23.13, Tuesday 16 May 2000

The left side of my face, the bottom of my nose (does that bit of my face have a name?), my right cheekbone; my knees, my shins, my left foot: They're all that ominous prickly warm that means (1) it was hot today, and (2) whoops I was supposed to be revising.

Today was also the first day of the barbecue season, at least for me. I went with a few friends and we sat by the river and enjoyed the evening. The rain even held off until we were inside. While we were eating some kids came up and started playing round us. For a while they looked as though they were going to drown themselves in the river, and then they started sitting really close to us and singing Kum Baya. We were on an ignore strategy but kids just push it and push it so when they came over and started chatting we had to chat back. Give in gracefully, you know?

Right, so there were four of them, two boys and two girls: One of the boys was the ringleader. He was quite cocky and a bit taller than the others. The other boy seemed a bit apart from the others, and was climbing trees and standing in the canoe they'd found with his shoes off most of the time. "Don't worry, he's not dangerous," the others said. We weren't worried. I mean, maybe that he'd fall in the river or put something in the barbecue that'd explode in his face, but he seemed fairly safe apart from that. One girl laughed like she had TB and the other one didn't.

They were all pretty funny if incredibly mouthy. The ringleader had an obsession with women being 'lezzers' (which was apparently a bad thing). Kids have this ability to bounce back from everything - being told off, being caught out, falling face first on concrete, that kind of thing.
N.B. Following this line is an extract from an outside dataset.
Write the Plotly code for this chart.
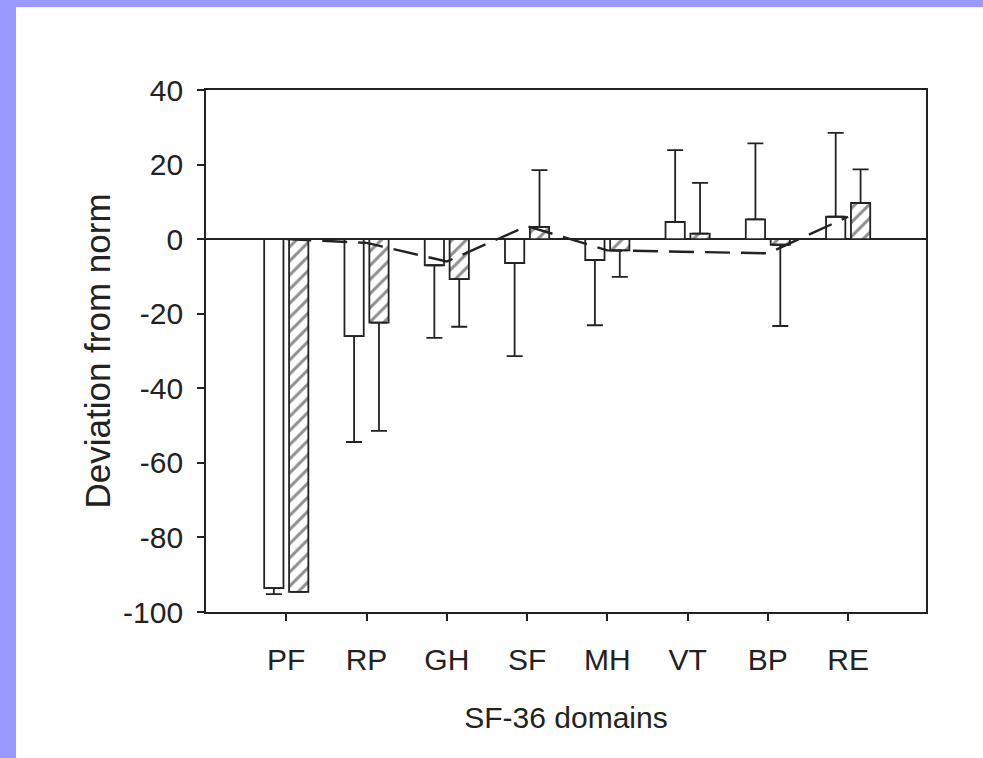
import plotly.graph_objects as go

categories = ["PF", "RP", "GH", "SF", "MH", "VT", "BP", "RE"]
group1_values = [-93.6, -26.0, -7.0, -6.4, -5.6, 4.6, 5.3, 6.0]
group1_errors = [1.6, 28.4, 19.5, 25.0, 17.5, 19.3, 20.4, 22.5]
group2_values = [-94.6, -22.4, -10.7, 3.3, -3.0, 1.5, -1.5, 9.7]
group2_errors = [0.0, 29.0, 12.8, 15.2, 7.1, 13.6, 21.8, 9.0]
line_values = [0.0, -1.0, -6.0, 3.5, -3.0, -3.3, -3.8, 6.0]
y_ticks = [-100, -80, -60, -40, -20, 0, 20, 40]
y_tick_labels = ["-100", "-80", "-60", "-40", "-20", "0", "20", "40"]

INK = "#222222"
BLUE = "#9a9afc"
FONT = "Liberation Sans, Arial, Helvetica, sans-serif"
FS = 30


def one_sided(vals, errs):
    up = [e if v >= 0 else 0 for v, e in zip(vals, errs)]
    down = [e if v < 0 else 0 for v, e in zip(vals, errs)]
    return up, down


u1, d1 = one_sided(group1_values, group1_errors)
u2, d2 = one_sided(group2_values, group2_errors)

fig = go.Figure()
fig.add_trace(go.Bar(
    x=categories, y=group1_values, width=0.24, offset=-0.275,
    marker=dict(color="white", line=dict(color=INK, width=1.8)),
    error_y=dict(type="data", symmetric=False, array=u1, arrayminus=d1,
                 color=INK, thickness=1.8, width=8),
    showlegend=False,
))
fig.add_trace(go.Bar(
    x=categories, y=group2_values, width=0.24, offset=0.035,
    marker=dict(color="white", line=dict(color=INK, width=1.8),
                pattern=dict(shape="/", fgcolor=INK, bgcolor="white",
                             size=10, solidity=0.3)),
    error_y=dict(type="data", symmetric=False, array=u2, arrayminus=d2,
                 color=INK, thickness=1.8, width=8),
    showlegend=False,
))
fig.add_trace(go.Scatter(
    x=categories, y=line_values, mode="lines",
    line=dict(color=INK, width=2.4, dash="25px,11px"),
    showlegend=False,
))

L, R, T, B = 206, 57, 90, 146
W, H = 983, 758
pw, ph = W - L - R, H - T - B


def px_x(p):
    return (p - L) / pw


def px_y(p):
    return 1 - (p - T) / ph


shapes = [
    dict(type="rect", xref="paper", yref="paper", layer="below",
         x0=px_x(-5), x1=px_x(16), y0=px_y(H + 5), y1=px_y(-5),
         fillcolor=BLUE, line=dict(width=0)),
    dict(type="rect", xref="paper", yref="paper", layer="below",
         x0=px_x(-5), x1=px_x(W + 5), y0=px_y(7), y1=px_y(-5),
         fillcolor=BLUE, line=dict(width=0)),
]

fig.update_layout(
    width=W, height=H,
    margin=dict(l=L, r=R, t=T, b=B),
    paper_bgcolor="white", plot_bgcolor="white",
    barmode="overlay",
    shapes=shapes,
    font=dict(family=FONT, size=FS, color=INK),
)
fig.update_xaxes(
    type="category", range=[-1, 7.97],
    showline=True, linecolor=INK, linewidth=1.8, mirror=True,
    ticks="outside", ticklen=7, tickwidth=1.6, tickcolor=INK,
    showgrid=False, zeroline=False,
    tickfont=dict(family=FONT, size=FS, color=INK),
    ticklabelstandoff=13,
    title=dict(text="SF-36 domains", font=dict(family=FONT, size=FS, color=INK),
               standoff=32),
)
fig.update_yaxes(
    range=[-100, 40], tickvals=y_ticks, ticktext=y_tick_labels,
    showline=True, linecolor=INK, linewidth=1.8, mirror=True,
    ticks="outside", ticklen=7, tickwidth=1.6, tickcolor=INK,
    showgrid=False,
    zeroline=True, zerolinecolor=INK, zerolinewidth=1.8,
    tickfont=dict(family=FONT, size=FS, color=INK),
    ticklabelstandoff=8,
    title=dict(text="Deviation from norm",
               font=dict(family=FONT, size=35, color=INK),
               standoff=2),
)

fig.write_html("out.html", config={"displayModeBar": False},
               post_script="document.body.style.margin='0';")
Kirsty knew the name of the mouthy boy and that he danced and he was rattled for a bit then went back to mucking around.

Anyway. These kids are all over the place trying to get food, and we're like No, and they say they're hungry and we say Why? and the boy says Because I live in a caravan, and then he says: Yeah, why don't you come back later? (saying this to Jamie, and then pointing to his friends:) She wants it. And she wants it. And you can bring the girls too, if you know what I mean.

This kid can't have been more than 11 years old! Well. We're on our way back when James falls on his arse into the river trying to put out the disposable barbecues and gets covered in mud. Fortunately we'd left the kids by then.